Et encore : la tour Guevara, la petite église Sainte-Anne située entre les rochers, qui raconte les longues processions de parturientes en quête de grâce et qui a inspiré, qui sait, l’un des chefs-d’œuvre de la peinture de tous les temps, “L’île des morts” d’Arnold Böcklin. La vie et la mort, comme dans le cercle qui résume l’essence de toute chose : c’est en effet le théâtre de la fête de la mer sur les rochers de Sant’Anna, le 26 juillet de chaque année, avec des bateaux allégoriques qui défilent sur l’eau, révélant l’impulsion artistique de générations d’insulaires. Tout est né d’un jeu et d’une rivalité, les gozzetti en procession vers le Saint ont commencé à se défier dans une bataille de décorations : aujourd’hui, leur héritage est un événement d’envergure internationale.

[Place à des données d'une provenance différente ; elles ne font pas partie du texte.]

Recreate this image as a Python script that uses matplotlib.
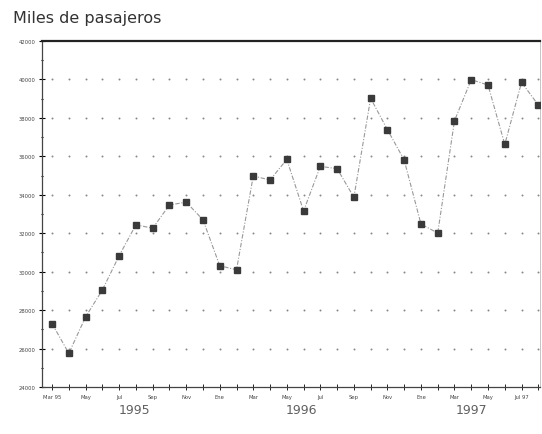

Mais Ischia Ponte ne vit pas seulement et pas tant dans l’effervescence de ses moments de participation populaire que dans l’irrésistible sincérité de ses silences hivernaux, interrompus par le sifflement du vent et le miaulement des chats, les engrenages grinçants des paniers qui évitent encore aux personnes âgées la peine des courses à porter à la main, sur les escaliers hérissés de bâtiments anciens qui révèlent aussi des histoires insoupçonnées. Il suffit de poser des questions, avec curiosité. Ischia Ponte ne déçoit jamais.